Algebraic spaces over the complex numbers are closely related to analytic spaces and Moishezon manifolds.

Roughly speaking, the difference between complex algebraic spaces and analytic spaces is that complex algebraic spaces are formed by gluing affine pieces together using the étale topology, while analytic spaces are formed by gluing with the classical topology. In particular there is a functor from complex algebraic spaces of finite type to analytic spaces. Hopf manifolds give examples of analytic surfaces that do not come from a proper algebraic space (though one can construct non-proper and non-separated algebraic spaces whose analytic space is the Hopf surface). It is also possible for different algebraic spaces to correspond to the same analytic space: for example, an elliptic curve and the quotient of C by the corresponding lattice are not isomorphic as algebraic spaces, but the corresponding analytic spaces are isomorphic.

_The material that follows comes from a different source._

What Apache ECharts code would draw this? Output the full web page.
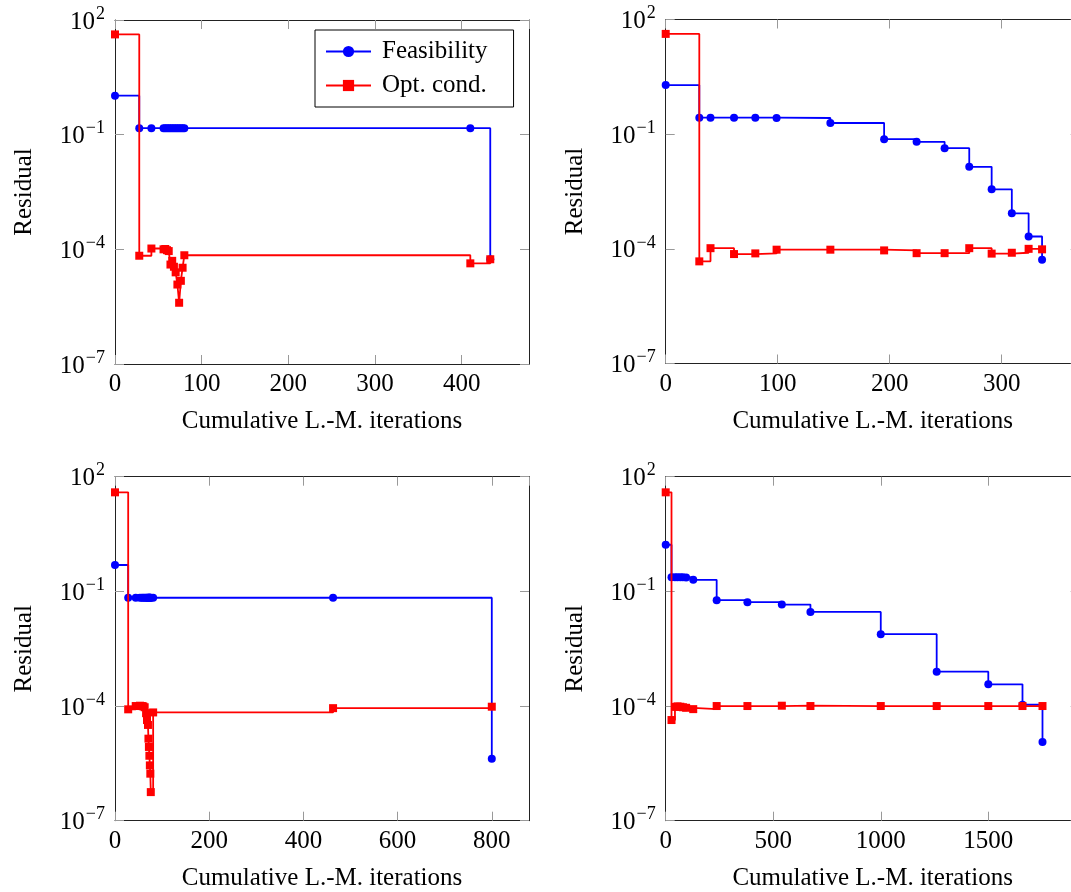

Artin showed that proper algebraic spaces over the complex numbers are more or less the same as Moishezon spaces.

==Generalization==
A far-reaching generalization of algebraic spaces is given by algebraic stacks. In the category of stacks we can form even more quotients by group actions than in the category of algebraic spaces (the resulting quotient is called a quotient stack).